Starring: Kika Magalhães, Olivia Bond, Diana Agostini, Paul Nazak, Will Brill, Flora Diaz

They say loneliness can kill.


In the case of The Eyes of My Mother, they would be right. Francisca (Magalhães) has endured enough terror in her young life – the brutal murder of her mother, her father departing this world and the…torture and imprisonment of her mother’s murderer? Standard stuff. The movie delves into the psychological trauma faced by loss, trauma and isolation and this is very much Francisca’s story.


Cut into three stages of her life, it’s a strange ride.

Living in a rural farmhouse, Francisca is a young child growing up isolated from the larger world. Her Portuguese mother (Agostini) is an eye surgeon, routinely dissecting animals and giving Francisca an early indifference towards death. This is shattered, however, when Charlie (Brill), a door-to-door salesman, arrives and promptly murders her mother brutally in their home. Her father (Nazak) returns and inflicts unseen justice on Charlie who is later chained in the barn and mutilated. Nice.


Francisca develops a strange kinship with Charlie, and whilst her father is rendered near-mute by the death of his wife, Francisca seems unaffected. Seems. As she grows and falls deeper into insanity, Francisca’s life takes a new turn as she internally embraces the trauma and, in an attempt to make her mother proud, launches a shocking set of events, all performed with the utmost innocence and calm. It’s like a messed up dream.


Debutant Nicolas Pesce has a clear eye for art. The Eyes of My Mother is shot beautifully in monochrome – an idea less gimmick, more effective – and utilises the staples of European horror well. Static long shots and large passages without any dialogue frequent the narrative and if you’re looking for a bloody home invasion movie or just ‘standard’ horror, you will be disappointed. Pesce utilises his eye for artistic framing and shooting with a groaning soundtrack and almost peaceful pace to build the dread or tension. There’s no need to rush, even with a tight 76 minute runtime.


The on-screen images depict the disintegration of Francisca and imply the damage done to victims or the hapless in the movie. The gory bits are all handled off-screen, with the exception of a severed hand here or a pool of blood there. A less restrained director could have turned this into a psycho slasher flick, but Pesce keeps an air of dreaminess to Francisca at all times. Kika Magalhães is bizarre, creepy and almost childlike in her performance. Every step seems as if she is floating and any interaction with others is handled with an awkward confidence. In her pursuit of company, she doesn’t appear to believe that what she does is in any way wrong. It’s a compelling performance.

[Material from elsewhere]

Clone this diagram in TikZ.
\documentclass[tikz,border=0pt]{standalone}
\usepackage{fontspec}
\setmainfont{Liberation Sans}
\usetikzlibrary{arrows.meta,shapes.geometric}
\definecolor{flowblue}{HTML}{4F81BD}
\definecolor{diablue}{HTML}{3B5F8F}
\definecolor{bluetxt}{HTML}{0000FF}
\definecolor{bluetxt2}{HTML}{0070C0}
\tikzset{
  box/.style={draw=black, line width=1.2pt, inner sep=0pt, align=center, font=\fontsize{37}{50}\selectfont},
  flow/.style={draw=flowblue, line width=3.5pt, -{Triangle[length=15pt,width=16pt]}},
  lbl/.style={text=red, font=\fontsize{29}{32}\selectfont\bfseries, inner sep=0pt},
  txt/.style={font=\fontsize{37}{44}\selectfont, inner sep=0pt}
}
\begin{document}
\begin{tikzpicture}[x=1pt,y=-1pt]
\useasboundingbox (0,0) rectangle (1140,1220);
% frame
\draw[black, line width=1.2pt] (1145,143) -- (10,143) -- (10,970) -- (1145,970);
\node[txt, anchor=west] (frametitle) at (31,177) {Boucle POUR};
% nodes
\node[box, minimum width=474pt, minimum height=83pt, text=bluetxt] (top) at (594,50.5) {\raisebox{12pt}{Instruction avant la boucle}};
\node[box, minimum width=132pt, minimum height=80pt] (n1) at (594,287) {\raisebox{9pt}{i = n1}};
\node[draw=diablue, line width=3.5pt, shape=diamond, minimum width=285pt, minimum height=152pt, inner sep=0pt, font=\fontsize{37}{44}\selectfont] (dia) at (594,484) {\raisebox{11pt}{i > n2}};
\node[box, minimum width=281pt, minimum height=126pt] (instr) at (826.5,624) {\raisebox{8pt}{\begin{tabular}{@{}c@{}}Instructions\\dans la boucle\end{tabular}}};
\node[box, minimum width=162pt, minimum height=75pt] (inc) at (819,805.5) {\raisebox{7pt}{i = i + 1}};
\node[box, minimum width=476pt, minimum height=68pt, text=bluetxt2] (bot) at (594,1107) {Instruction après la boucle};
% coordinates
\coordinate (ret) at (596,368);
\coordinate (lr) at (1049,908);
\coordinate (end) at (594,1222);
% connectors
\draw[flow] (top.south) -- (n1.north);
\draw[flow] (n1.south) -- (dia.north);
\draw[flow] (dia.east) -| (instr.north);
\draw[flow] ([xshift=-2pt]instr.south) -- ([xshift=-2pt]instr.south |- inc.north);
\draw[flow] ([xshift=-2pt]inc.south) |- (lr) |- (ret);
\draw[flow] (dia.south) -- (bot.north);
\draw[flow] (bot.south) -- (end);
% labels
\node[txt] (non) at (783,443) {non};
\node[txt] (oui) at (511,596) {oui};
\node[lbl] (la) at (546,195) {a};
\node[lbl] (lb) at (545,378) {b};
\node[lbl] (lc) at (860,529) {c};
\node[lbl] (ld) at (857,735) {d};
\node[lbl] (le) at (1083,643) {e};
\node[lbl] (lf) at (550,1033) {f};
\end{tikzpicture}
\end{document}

As a horror movie, this won’t be for everyone’s taste. At times the pacing is too slow and the necessity to shock begins to wear thin, however as a horror movie, it’s handled like any good production should be – with restraint, using technique to craft the atmosphere and allowing the viewer to imagine what’s happening off-screen at any moment. There are some nightmarish visuals weaved in and the movie isn’t entirely straight-edged regarding showing disturbing images, it’s just clever in what it choose to show. It’s like a distant cousin to French horror classic Martyrs, just not as visceral.


The Eyes of My Mother is an interesting movie, a slow burner and a fairly-tormenting experience. With beautiful and haunting imagery working hand-in-hand, there’s plenty to look at and this at times does well to cover a thin plot.


Half English, half Portuguese, all peculiar.